**** MATERIAL ****

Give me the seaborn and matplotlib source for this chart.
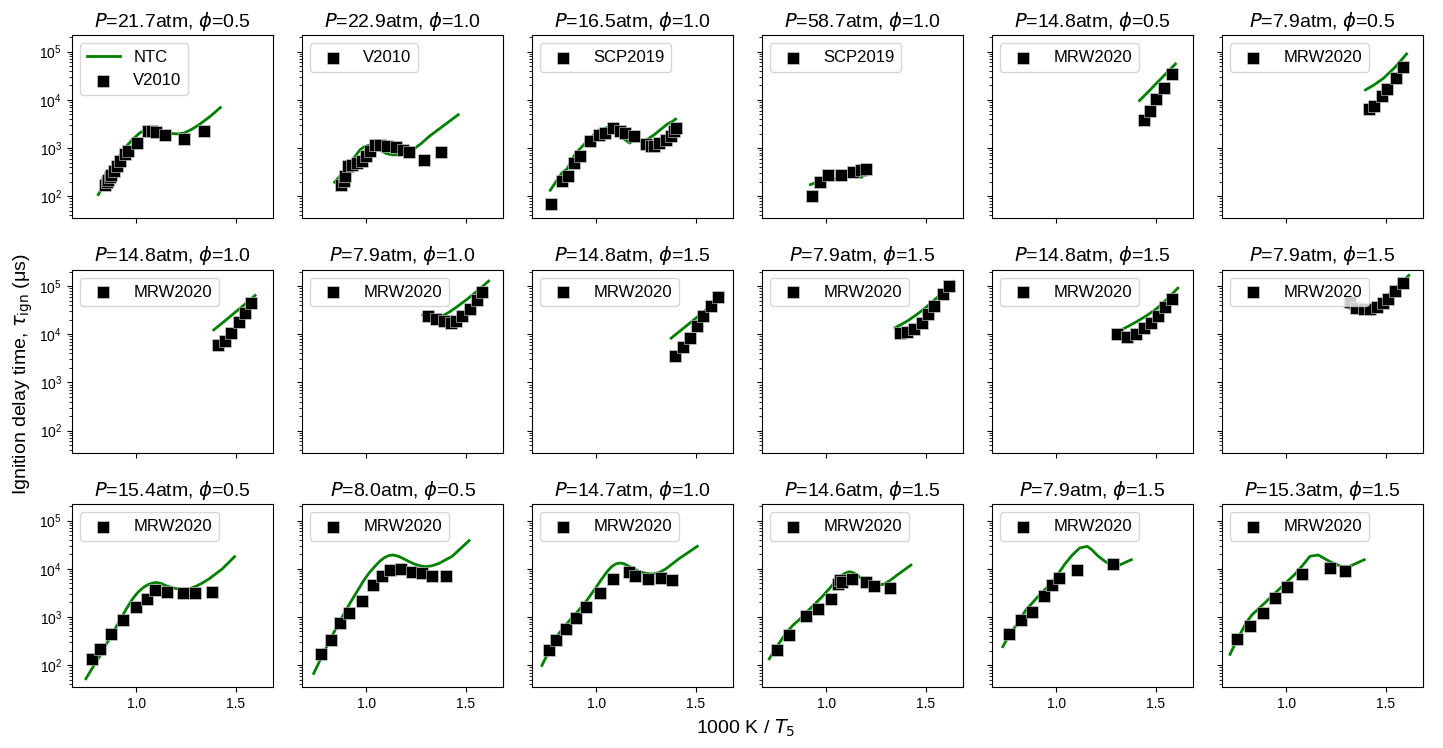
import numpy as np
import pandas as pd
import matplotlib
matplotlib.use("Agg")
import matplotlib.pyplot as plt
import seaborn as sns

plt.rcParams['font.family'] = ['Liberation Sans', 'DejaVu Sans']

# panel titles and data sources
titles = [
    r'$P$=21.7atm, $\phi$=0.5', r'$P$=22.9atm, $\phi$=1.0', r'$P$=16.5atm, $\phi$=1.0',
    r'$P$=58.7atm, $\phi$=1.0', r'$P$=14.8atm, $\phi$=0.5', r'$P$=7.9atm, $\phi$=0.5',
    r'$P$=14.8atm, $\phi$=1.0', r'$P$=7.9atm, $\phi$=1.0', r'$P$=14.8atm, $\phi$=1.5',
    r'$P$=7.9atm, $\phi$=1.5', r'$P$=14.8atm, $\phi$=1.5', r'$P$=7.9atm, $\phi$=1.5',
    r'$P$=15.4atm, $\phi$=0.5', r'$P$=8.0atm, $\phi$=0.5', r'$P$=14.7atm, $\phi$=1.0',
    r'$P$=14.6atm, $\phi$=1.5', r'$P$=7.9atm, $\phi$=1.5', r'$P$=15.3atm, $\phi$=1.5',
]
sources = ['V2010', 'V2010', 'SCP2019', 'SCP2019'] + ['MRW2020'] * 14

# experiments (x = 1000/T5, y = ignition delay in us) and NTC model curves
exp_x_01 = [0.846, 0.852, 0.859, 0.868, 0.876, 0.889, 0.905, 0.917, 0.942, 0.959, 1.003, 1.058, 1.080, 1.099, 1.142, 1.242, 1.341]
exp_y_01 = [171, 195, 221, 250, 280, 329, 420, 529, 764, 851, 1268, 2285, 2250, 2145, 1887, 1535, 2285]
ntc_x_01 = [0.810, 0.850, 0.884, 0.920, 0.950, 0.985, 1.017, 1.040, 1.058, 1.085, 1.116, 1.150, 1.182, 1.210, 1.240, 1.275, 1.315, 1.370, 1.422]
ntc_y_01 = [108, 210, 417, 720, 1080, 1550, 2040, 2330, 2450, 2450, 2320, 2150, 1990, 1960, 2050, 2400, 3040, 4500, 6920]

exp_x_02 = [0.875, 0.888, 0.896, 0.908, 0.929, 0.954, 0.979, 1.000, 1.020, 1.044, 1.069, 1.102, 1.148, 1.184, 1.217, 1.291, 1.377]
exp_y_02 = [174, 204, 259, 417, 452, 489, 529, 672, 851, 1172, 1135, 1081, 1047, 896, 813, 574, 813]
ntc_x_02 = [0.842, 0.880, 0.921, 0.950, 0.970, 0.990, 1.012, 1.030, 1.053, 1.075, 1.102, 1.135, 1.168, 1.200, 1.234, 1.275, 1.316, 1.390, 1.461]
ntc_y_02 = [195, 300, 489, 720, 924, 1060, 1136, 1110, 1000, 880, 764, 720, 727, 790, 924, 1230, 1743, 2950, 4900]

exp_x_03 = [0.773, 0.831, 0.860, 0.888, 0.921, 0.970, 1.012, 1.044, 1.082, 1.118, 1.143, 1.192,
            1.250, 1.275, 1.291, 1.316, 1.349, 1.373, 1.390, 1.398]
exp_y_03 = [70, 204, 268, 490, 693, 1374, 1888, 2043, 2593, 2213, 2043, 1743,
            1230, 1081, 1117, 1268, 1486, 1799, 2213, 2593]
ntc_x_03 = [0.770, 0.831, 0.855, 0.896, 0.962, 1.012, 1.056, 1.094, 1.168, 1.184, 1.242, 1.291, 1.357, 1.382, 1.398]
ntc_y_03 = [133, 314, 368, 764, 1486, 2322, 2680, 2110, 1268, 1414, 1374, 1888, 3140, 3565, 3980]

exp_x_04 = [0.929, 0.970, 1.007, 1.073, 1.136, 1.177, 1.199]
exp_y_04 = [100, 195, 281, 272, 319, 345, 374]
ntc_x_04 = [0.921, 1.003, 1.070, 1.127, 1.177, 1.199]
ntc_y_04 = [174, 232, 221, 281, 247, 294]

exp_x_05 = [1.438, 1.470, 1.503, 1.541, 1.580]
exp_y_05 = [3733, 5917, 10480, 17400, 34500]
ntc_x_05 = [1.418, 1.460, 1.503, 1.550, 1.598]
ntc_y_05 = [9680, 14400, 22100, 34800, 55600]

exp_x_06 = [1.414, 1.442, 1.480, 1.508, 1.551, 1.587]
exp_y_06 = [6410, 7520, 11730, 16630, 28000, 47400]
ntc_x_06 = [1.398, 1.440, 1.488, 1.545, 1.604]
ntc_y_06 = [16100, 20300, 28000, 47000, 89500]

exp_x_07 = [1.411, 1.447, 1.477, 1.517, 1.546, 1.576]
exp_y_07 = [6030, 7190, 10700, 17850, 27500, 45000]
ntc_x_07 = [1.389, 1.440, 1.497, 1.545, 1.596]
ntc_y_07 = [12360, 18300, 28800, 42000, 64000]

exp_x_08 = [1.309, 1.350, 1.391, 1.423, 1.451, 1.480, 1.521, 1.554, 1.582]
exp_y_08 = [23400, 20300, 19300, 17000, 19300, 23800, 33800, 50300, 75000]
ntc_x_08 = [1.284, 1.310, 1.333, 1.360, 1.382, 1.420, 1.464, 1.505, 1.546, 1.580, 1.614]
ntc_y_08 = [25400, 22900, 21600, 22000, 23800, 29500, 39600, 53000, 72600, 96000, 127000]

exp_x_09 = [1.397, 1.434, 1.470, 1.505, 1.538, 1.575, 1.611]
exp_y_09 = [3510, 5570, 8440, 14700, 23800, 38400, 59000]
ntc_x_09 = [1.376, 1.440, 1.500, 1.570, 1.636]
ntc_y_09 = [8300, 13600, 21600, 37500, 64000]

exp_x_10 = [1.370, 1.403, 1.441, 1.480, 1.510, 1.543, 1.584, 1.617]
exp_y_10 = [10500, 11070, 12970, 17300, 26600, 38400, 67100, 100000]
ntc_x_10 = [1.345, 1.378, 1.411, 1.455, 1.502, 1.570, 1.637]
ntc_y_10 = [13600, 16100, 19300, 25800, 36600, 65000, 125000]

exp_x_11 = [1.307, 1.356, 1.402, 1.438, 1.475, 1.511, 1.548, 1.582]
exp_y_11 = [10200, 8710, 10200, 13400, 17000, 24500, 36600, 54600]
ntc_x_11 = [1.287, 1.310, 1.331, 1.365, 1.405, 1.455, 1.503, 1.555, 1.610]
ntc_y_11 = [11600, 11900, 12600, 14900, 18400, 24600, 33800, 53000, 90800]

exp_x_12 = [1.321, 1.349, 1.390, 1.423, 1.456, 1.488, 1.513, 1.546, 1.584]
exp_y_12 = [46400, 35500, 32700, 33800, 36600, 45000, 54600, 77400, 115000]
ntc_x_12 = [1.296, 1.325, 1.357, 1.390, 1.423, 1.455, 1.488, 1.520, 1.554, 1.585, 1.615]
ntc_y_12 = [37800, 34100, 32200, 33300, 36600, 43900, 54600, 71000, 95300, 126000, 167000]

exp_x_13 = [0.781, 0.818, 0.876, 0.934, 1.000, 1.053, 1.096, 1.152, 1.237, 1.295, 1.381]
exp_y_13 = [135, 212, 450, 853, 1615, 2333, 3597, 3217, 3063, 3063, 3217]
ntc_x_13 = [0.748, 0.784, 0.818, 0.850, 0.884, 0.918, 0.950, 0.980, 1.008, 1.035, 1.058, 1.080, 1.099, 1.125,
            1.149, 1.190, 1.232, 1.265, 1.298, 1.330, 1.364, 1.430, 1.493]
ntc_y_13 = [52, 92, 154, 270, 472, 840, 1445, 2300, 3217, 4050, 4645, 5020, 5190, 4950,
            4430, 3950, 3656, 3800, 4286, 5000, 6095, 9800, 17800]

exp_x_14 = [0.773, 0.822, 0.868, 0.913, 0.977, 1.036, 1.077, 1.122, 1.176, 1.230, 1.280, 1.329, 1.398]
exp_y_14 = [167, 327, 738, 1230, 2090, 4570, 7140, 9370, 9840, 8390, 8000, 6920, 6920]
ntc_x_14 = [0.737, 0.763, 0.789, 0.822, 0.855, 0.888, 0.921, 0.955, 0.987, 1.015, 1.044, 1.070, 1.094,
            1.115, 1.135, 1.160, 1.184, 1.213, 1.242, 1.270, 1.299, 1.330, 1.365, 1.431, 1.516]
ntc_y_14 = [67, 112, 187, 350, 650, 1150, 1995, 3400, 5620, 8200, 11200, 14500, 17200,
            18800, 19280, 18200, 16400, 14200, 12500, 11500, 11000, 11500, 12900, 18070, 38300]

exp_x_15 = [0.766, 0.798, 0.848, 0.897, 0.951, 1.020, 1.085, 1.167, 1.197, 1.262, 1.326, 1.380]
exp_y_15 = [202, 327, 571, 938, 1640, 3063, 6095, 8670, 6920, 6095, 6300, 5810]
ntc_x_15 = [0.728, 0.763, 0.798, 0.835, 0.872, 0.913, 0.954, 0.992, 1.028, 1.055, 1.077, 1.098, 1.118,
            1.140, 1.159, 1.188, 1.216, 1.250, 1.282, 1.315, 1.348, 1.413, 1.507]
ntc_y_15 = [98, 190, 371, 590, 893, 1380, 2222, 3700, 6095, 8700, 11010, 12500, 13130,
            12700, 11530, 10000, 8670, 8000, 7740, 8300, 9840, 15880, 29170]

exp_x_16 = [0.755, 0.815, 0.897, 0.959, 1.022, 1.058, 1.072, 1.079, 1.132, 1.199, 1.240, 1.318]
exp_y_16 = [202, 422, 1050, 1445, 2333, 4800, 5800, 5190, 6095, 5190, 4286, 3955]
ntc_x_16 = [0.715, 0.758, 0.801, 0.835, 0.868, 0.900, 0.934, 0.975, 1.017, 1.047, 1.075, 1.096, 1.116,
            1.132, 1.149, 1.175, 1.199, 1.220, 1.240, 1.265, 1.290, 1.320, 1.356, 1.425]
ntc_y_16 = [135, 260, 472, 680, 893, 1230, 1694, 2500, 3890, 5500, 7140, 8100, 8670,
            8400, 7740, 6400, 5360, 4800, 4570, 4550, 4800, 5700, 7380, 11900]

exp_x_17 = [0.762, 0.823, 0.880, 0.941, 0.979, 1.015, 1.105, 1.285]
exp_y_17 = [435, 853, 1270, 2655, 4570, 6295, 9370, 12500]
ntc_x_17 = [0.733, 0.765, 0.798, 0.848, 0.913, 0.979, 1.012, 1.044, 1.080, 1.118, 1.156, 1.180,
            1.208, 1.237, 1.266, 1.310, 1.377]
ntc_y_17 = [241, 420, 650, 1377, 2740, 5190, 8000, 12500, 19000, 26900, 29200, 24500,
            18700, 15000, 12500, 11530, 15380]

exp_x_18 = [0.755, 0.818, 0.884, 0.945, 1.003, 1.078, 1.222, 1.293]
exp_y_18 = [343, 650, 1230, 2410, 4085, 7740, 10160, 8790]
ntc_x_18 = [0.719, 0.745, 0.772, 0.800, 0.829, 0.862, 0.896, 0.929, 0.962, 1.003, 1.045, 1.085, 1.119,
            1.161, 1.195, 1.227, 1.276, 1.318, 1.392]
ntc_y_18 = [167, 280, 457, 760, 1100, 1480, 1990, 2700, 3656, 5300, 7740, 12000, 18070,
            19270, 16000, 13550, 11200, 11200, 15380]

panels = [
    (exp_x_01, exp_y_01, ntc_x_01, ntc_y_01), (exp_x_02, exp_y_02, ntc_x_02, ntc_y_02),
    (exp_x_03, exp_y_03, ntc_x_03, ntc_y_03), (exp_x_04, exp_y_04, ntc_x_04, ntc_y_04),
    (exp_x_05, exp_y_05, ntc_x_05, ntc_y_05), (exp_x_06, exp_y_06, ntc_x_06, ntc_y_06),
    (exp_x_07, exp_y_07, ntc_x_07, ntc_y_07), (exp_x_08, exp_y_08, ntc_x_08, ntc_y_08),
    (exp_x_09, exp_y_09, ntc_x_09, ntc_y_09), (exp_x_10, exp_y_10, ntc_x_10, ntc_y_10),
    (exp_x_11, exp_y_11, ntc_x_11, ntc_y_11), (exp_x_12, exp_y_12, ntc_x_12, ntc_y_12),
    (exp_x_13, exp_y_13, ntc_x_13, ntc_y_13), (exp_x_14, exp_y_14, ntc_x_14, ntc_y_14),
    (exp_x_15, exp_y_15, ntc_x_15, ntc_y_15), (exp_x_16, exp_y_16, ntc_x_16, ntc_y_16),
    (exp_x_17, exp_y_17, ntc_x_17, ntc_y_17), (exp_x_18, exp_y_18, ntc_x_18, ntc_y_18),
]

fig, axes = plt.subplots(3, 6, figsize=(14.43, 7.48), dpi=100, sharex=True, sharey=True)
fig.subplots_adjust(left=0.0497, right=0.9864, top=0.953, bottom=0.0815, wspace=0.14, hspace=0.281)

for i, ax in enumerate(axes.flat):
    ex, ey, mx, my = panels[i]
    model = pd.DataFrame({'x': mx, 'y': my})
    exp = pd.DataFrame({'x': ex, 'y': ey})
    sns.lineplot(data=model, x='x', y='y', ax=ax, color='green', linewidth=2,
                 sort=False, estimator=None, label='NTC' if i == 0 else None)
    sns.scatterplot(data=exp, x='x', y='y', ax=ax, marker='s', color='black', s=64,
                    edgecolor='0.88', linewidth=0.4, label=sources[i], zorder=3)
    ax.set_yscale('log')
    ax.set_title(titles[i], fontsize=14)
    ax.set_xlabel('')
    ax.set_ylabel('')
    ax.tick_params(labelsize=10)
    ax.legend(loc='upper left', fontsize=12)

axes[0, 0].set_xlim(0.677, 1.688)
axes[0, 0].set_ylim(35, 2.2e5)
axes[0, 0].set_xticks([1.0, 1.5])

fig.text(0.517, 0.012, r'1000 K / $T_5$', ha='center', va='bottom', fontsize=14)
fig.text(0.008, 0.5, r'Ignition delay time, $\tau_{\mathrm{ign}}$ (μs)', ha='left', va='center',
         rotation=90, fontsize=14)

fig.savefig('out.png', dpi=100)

****

◆ EXERCISE GOAL
Every line from the top of the material above through the line with "sources = ['V2010', 'V2010', 'SCP2019', 'SCP2019']" should be duplicated exactly, please; leave out the pictures.

◆ TASK SOLUTION
Give me the seaborn and matplotlib source for this chart.
import numpy as np
import pandas as pd
import matplotlib
matplotlib.use("Agg")
import matplotlib.pyplot as plt
import seaborn as sns

plt.rcParams['font.family'] = ['Liberation Sans', 'DejaVu Sans']

# panel titles and data sources
titles = [
    r'$P$=21.7atm, $\phi$=0.5', r'$P$=22.9atm, $\phi$=1.0', r'$P$=16.5atm, $\phi$=1.0',
    r'$P$=58.7atm, $\phi$=1.0', r'$P$=14.8atm, $\phi$=0.5', r'$P$=7.9atm, $\phi$=0.5',
    r'$P$=14.8atm, $\phi$=1.0', r'$P$=7.9atm, $\phi$=1.0', r'$P$=14.8atm, $\phi$=1.5',
    r'$P$=7.9atm, $\phi$=1.5', r'$P$=14.8atm, $\phi$=1.5', r'$P$=7.9atm, $\phi$=1.5',
    r'$P$=15.4atm, $\phi$=0.5', r'$P$=8.0atm, $\phi$=0.5', r'$P$=14.7atm, $\phi$=1.0',
    r'$P$=14.6atm, $\phi$=1.5', r'$P$=7.9atm, $\phi$=1.5', r'$P$=15.3atm, $\phi$=1.5',
]
sources = ['V2010', 'V2010', 'SCP2019', 'SCP2019'] + ['MRW2020'] * 14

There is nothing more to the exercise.